- Task requirements: Return, without pictures, the lines from the start of the data through the one that contains "plt.rcParams['lines.scale_dashes'] = False".
▼▼▼
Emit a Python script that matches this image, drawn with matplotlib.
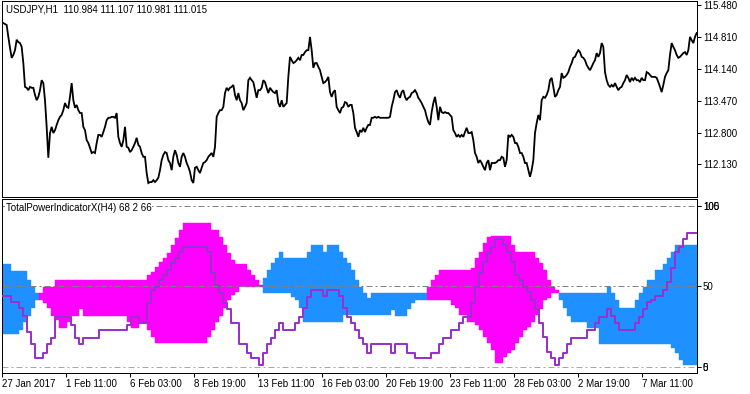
import numpy as np
import matplotlib
matplotlib.use('Agg')
import matplotlib.pyplot as plt

plt.rcParams['font.family'] = ['Liberation Sans', 'DejaVu Sans']
plt.rcParams['lines.scale_dashes'] = False

# ---------------- data ----------------
# USDJPY H1 price, sampled every 5/3 H1 bars starting at bar 1.33 (bar 0 = 27 Jan 19:00)
price = [
    115.10, 115.08, 115.06, 114.81, 114.58, 114.37, 114.43, 114.53, 114.75, 114.70,
    114.68, 114.60, 114.26, 113.76, 113.74, 113.69, 113.76, 113.74, 113.74, 113.59,
    113.48, 113.55, 113.69, 113.90, 113.84, 113.48, 112.92, 112.27, 112.79, 112.92,
    112.79, 112.85, 112.96, 113.06, 113.13, 113.17, 113.27, 113.42, 113.34, 113.32,
    113.55, 113.84, 113.48, 113.32, 113.38, 113.27, 113.21, 113.21, 112.92, 112.85,
    112.64, 112.58, 112.48, 112.37, 112.39, 112.37, 112.58, 112.75, 112.75, 112.71,
    112.81, 112.92, 113.06, 113.11, 113.11, 113.13, 113.13, 113.11, 113.21, 112.71,
    112.58, 112.50, 112.64, 112.92, 112.50, 112.48, 112.39, 112.43, 112.50, 112.58,
    112.69, 112.54, 112.50, 112.37, 112.29, 112.29, 111.95, 111.74, 111.76, 111.76,
    111.80, 111.76, 111.80, 111.85, 112.01, 112.22, 112.33, 112.39, 112.37, 112.22,
    112.16, 112.01, 112.29, 112.43, 112.33, 112.16, 112.08, 112.29, 112.37, 112.29,
    112.16, 112.08, 111.97, 111.80, 111.74, 112.06, 112.08, 112.01, 111.95, 112.06,
    112.16, 112.18, 112.22, 112.29, 112.33, 112.37, 112.29, 112.50, 113.13, 113.21,
    113.27, 113.27, 113.34, 113.63, 113.74, 113.69, 113.74, 113.76, 113.80, 113.59,
    113.48, 113.63,
    113.48, 113.42, 113.27, 113.34, 113.42, 113.90, 113.95, 113.90, 113.86, 113.69,
    113.53, 113.69, 113.69, 113.74, 113.90, 113.86, 113.74, 113.63, 113.74, 113.69,
    113.65, 113.63, 113.69, 113.42, 113.34, 113.48, 113.34, 113.38, 113.42, 113.97,
    114.39, 114.32, 114.26, 114.28, 114.32, 114.37, 114.32, 114.43, 114.43, 114.49,
    114.53, 114.53, 114.81, 114.53, 114.16, 114.26, 114.26, 114.18, 114.11, 113.97,
    113.84, 113.86, 113.90, 113.97, 113.65, 113.55, 113.65, 113.69, 113.34, 113.27,
    113.21, 113.32, 113.34, 113.44, 113.42, 113.34, 113.38, 113.38, 113.21, 112.90,
    112.81, 112.71, 112.85, 112.81, 112.90, 112.81, 112.90, 112.96, 112.96, 113.11,
    113.11, 113.13, 113.11, 113.13, 113.11, 113.11, 113.11, 113.11, 113.11, 113.11,
    113.13, 113.34, 113.48, 113.65, 113.69, 113.59, 113.53, 113.65, 113.69, 113.55,
    113.48, 113.53, 113.55, 113.63, 113.65, 113.69, 113.63, 113.53, 113.48, 113.42,
    113.34, 113.27, 113.13, 113.02, 112.96, 113.23, 113.42, 113.55, 113.34, 113.06,
    113.34, 113.23, 113.21, 113.23, 113.21, 113.21, 113.17, 113.13, 112.85, 112.79,
    112.71, 112.75, 112.71, 112.75, 112.71, 112.81, 112.90, 112.79,
    112.79, 112.81, 112.64, 112.37, 112.29, 112.16, 112.22, 112.16, 112.08, 112.01,
    112.16, 112.22, 112.01, 112.16, 112.16, 112.16, 112.18, 112.22, 112.22, 112.29,
    112.27, 112.08, 112.22, 112.75, 112.71, 112.75, 112.71, 112.58, 112.58, 112.50,
    112.37, 112.37, 112.29, 112.16, 112.16, 112.01, 111.87, 112.01, 112.22, 112.79,
    113.00, 113.17, 113.06, 113.48, 113.55, 113.53, 113.59, 113.69, 113.90, 113.95,
    113.76, 113.55, 113.59, 113.69, 113.76, 114.05, 113.95, 113.97, 114.01, 114.07,
    114.18, 114.26, 114.37, 114.39, 114.47, 114.53, 114.49, 114.39, 114.37, 114.32,
    114.22, 114.16, 114.11, 114.18, 114.26, 114.32, 114.47, 114.39, 114.47, 114.68,
    114.60, 114.07, 113.90, 113.80, 113.76, 113.80, 113.76, 113.84, 113.76, 113.69,
    113.74, 113.76, 113.84, 113.90, 114.01, 113.95, 113.86, 113.95, 113.90, 113.95,
    113.90, 113.90, 113.86, 113.95, 113.90, 113.90, 114.07, 114.05, 114.01, 113.97,
    113.97, 113.97, 113.95, 113.86, 113.76, 113.65, 113.80, 113.97, 114.05, 114.11,
    114.43, 114.68, 114.60, 114.53, 114.43, 114.37, 114.39, 114.43, 114.47, 114.49,
    114.43, 114.53, 114.81, 114.74, 114.68, 114.81, 114.89,
]

# TotalPowerIndicatorX on H4 bars (bar k starts at H1 bar 4k-3)
bulls = [
    20.1, 20.1, 20.1, 20.1, 20.1, 22.8, 28.0, 31.5, 36.3, 41.5,
    45.6, 49.8, 49.8, 49.8, 53.9, 53.9, 53.9, 53.9, 53.9, 53.9,
    53.9, 53.9, 53.9, 53.9, 53.9, 53.9, 53.9, 53.9, 53.9, 53.9,
    53.9, 53.9, 53.9, 53.9, 53.9, 53.9, 53.9, 57.1, 59.1, 62.2,
    65.4, 67.4, 70.5, 75.7, 79.9, 85.1, 89.2, 89.2, 89.2, 89.2,
    89.2, 89.2, 89.2, 85.1, 85.1, 80.9, 75.7, 70.5, 66.4, 63.9,
    63.9, 63.9, 60.2, 57.1, 53.9, 50.8, 45.6, 45.6, 45.6, 45.6,
    45.6, 45.6, 45.6, 43.6, 41.5, 36.3, 28.0, 28.0, 28.0, 28.0,
    28.0, 28.0, 28.0, 28.0, 28.0, 28.0, 32.2, 32.2, 32.2, 32.2,
    32.2, 32.2, 32.2, 32.2, 32.2, 32.2, 32.2, 32.2, 35.3, 31.5,
    31.5, 31.5, 35.7, 39.4, 41.5, 41.5, 41.5, 49.8, 53.9, 57.1,
    60.2, 60.2, 60.2, 60.2, 60.2, 60.2, 60.2, 60.2, 61.2, 67.4,
    71.6, 76.8, 80.9, 81.5, 81.5, 81.5, 81.5, 81.5, 75.7, 71.6,
    71.6, 71.6, 71.6, 71.6, 67.4, 64.3, 60.2, 53.9, 49.8, 47.7,
    41.5, 36.3, 31.5, 28.0, 28.0, 28.0, 28.0, 23.9, 23.9, 23.9,
    14.1, 14.1, 14.1, 14.1, 14.1, 14.1, 14.1, 14.1, 14.1, 14.1,
    14.1, 14.1, 14.1, 14.1, 14.1, 14.1, 14.1, 14.1, 11.4, 8.3,
    4.1, 1.0, 1.0, 1.0, 1.0,
]
bears = [
    63.9, 63.9, 63.9, 59.5, 59.5, 59.5, 59.5, 53.9, 49.8, 45.6,
    41.5, 39.4, 36.3, 31.5, 29.0, 23.9, 23.9, 28.0, 31.5, 31.5,
    35.7, 31.5, 31.5, 31.5, 31.5, 31.5, 31.5, 31.5, 31.5, 31.5,
    31.5, 31.5, 28.0, 23.9, 23.9, 28.0, 28.0, 22.8, 18.7, 14.5,
    14.5, 14.5, 14.5, 14.5, 14.5, 14.5, 14.5, 14.5, 14.5, 14.5,
    14.5, 14.5, 18.7, 22.8, 28.0, 31.5, 36.3, 41.5, 44.6, 46.7,
    49.8, 49.8, 49.8, 49.8, 49.8, 49.8, 55.0, 60.2, 64.3, 67.4,
    71.6, 67.4, 67.4, 67.4, 67.4, 67.4, 67.4, 71.6, 75.7, 75.7,
    75.7, 71.6, 75.7, 75.7, 75.7, 71.6, 67.4, 64.3, 60.2, 53.9,
    49.8, 45.6, 42.5, 45.6, 45.6, 45.6, 45.6, 45.6, 45.6, 45.6,
    45.6, 45.6, 45.6, 45.6, 45.6, 45.6, 45.6, 41.5, 41.5, 41.5,
    41.5, 41.5, 41.5, 38.4, 36.3, 32.2, 32.2, 28.0, 28.0, 25.9,
    22.8, 18.7, 14.5, 10.4, 2.5, 2.5, 6.2, 8.3, 10.4, 14.5,
    18.7, 22.8, 24.9, 28.0, 32.2, 35.7, 41.5, 42.5, 45.6, 45.6,
    45.6, 45.6, 45.6, 45.6, 45.6, 45.6, 45.6, 45.6, 45.6, 45.6,
    45.6, 45.6, 49.8, 45.6, 41.5, 36.3, 36.3, 36.3, 36.3, 41.5,
    45.6, 49.8, 53.9, 53.9, 60.2, 60.2, 63.9, 67.4, 71.6, 75.7,
    75.7, 75.7, 75.7, 75.7, 75.7,
]
power = [
    44.0, 44.0, 44.0, 40.5, 40.5, 36.3, 31.5, 21.8, 14.1, 5.2,
    5.2, 8.3, 14.1, 17.6, 31.1, 31.1, 31.1, 31.1, 25.9, 17.6,
    14.1, 17.6, 17.6, 17.6, 17.6, 22.8, 22.8, 22.8, 22.8, 22.8,
    22.8, 22.8, 25.9, 31.1, 31.1, 27.0, 27.0, 39.4, 47.7, 49.8,
    53.9, 57.1, 60.2, 64.3, 67.4, 71.6, 74.7, 74.7, 74.7, 74.7,
    74.7, 74.7, 71.6, 58.1, 50.8, 45.6, 39.4, 35.7, 27.0, 27.0,
    14.1, 14.1, 8.3, 5.2, 5.2, 1.0, 8.3, 14.1, 17.6, 22.8,
    27.0, 22.8, 22.8, 22.8, 27.0, 31.1, 36.3, 43.6, 47.7, 47.7,
    47.7, 44.0, 47.7, 47.7, 47.7, 44.0, 36.3, 31.1, 27.0, 22.8,
    17.6, 14.1, 8.7, 14.1, 14.1, 14.1, 14.1, 14.1, 8.7, 14.1,
    14.1, 14.1, 8.7, 8.7, 5.2, 5.2, 5.2, 5.2, 8.7, 8.7,
    14.1, 17.6, 17.6, 22.8, 22.8, 27.0, 31.1, 31.1, 39.4, 49.8,
    58.1, 65.4, 70.5, 74.7, 79.3, 79.3, 75.7, 71.6, 65.4, 57.1,
    53.9, 49.8, 46.7, 41.5, 35.7, 27.0, 18.7, 9.3, 5.2, 1.0,
    5.2, 8.7, 14.1, 17.6, 17.6, 17.6, 17.6, 22.8, 22.8, 27.0,
    31.1, 31.1, 35.7, 31.5, 27.0, 22.8, 22.8, 22.8, 22.8, 27.0,
    31.1, 35.7, 40.5, 41.5, 44.0, 44.0, 47.7, 52.9, 61.2, 71.6,
    74.7, 79.3, 83.4, 83.4, 83.4,
]

price_ticks = [112.130, 112.800, 113.470, 114.140, 114.810, 115.480]
date_ticks = [0, 64, 128, 192, 256, 320, 384, 448, 512, 576, 640]
date_labels = ['27 Jan 2017', '1 Feb 11:00', '6 Feb 03:00', '8 Feb 19:00',
               '13 Feb 11:00', '16 Feb 03:00', '20 Feb 19:00', '23 Feb 11:00',
               '28 Feb 03:00', '2 Mar 19:00', '7 Mar 11:00']
levels = [100, 50, 0]
title_main = 'USDJPY,H1  110.984 111.107 110.981 111.015'
title_ind = 'TotalPowerIndicatorX(H4) 68 2 66'

# ---------------- figure ----------------
W, H = 750, 394
PX = 72 / 100.0
fig = plt.figure(figsize=(7.5, 3.94), dpi=100)
fig.patch.set_facecolor('white')


def px_axes(l, t, r, b):
    return fig.add_axes([l / W, 1 - b / H, (r - l) / W, (b - t) / H])


ax1 = px_axes(2, 1, 697, 197)
ax2 = px_axes(2, 199, 697, 372.7)

for ax in (ax1, ax2):
    for s in ax.spines.values():
        s.set_linewidth(1 * PX)
        s.set_color('black')
    ax.set_xlim(0, 695)
    ax.tick_params(axis='both', direction='out', length=4 * PX, width=1 * PX,
                   pad=2 * PX, labelsize=7, colors='black')

# price panel
t_price = 1.33 + np.arange(len(price)) * 5.0 / 3.0
ax1.plot(t_price, price, color='black', lw=1.3, solid_joinstyle='miter')
ax1.set_ylim(111.446, 115.564)
ax1.yaxis.tick_right()
ax1.set_yticks(price_ticks)
ax1.set_yticklabels(['%.3f' % v for v in price_ticks])
ax1.set_xticks([])

# indicator panel
bulls_a = np.array(bulls)
bears_a = np.array(bears)
k = np.arange(len(bulls))
h4_start = 4 * k - 3
low = np.minimum(bulls_a, bears_a)
height = np.abs(bulls_a - bears_a)
colors = np.where(bulls_a >= bears_a, '#FF00FF', '#1E90FF')
ax2.bar(h4_start, height, bottom=low, width=4, align='edge', color=colors,
        edgecolor=colors, linewidth=0.3, zorder=1)

lvl_colors = ['#808080', '#808080', '#A8A8A8']
for lv, c in zip(levels, lvl_colors):
    ax2.axhline(lv, color=c, lw=1 * PX, linestyle=(0, (6 * PX, 3 * PX, 2 * PX, 3 * PX)), zorder=2)

xs = np.append(h4_start, h4_start[-1] + 4)
ys = np.append(power, power[-1])
ax2.step(xs, ys, where='post', color='#9932CC', lw=2 * PX, zorder=3)

ax2.set_ylim(-3.8, 104.3)
ax2.yaxis.tick_right()
ax2.set_yticks([0, 0.01, 50, 100, 100.01])
ax2.set_yticklabels(['0', '5', '50', '100', '105'])
ax2.set_xticks(date_ticks)
ax2.set_xticklabels(date_labels)
for lab in ax2.get_xticklabels():
    lab.set_horizontalalignment('left')

fig.text(6 / W, 1 - 10 / H, title_main, fontsize=7, va='center', ha='left')
fig.text(6 / W, 1 - 208 / H, title_ind, fontsize=7, va='center', ha='left',
         bbox=dict(facecolor='white', edgecolor='none', pad=0.5))

fig.savefig('out.png', dpi=100, facecolor='white')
▲▲▲
- Full output:
Emit a Python script that matches this image, drawn with matplotlib.
import numpy as np
import matplotlib
matplotlib.use('Agg')
import matplotlib.pyplot as plt

plt.rcParams['font.family'] = ['Liberation Sans', 'DejaVu Sans']
plt.rcParams['lines.scale_dashes'] = False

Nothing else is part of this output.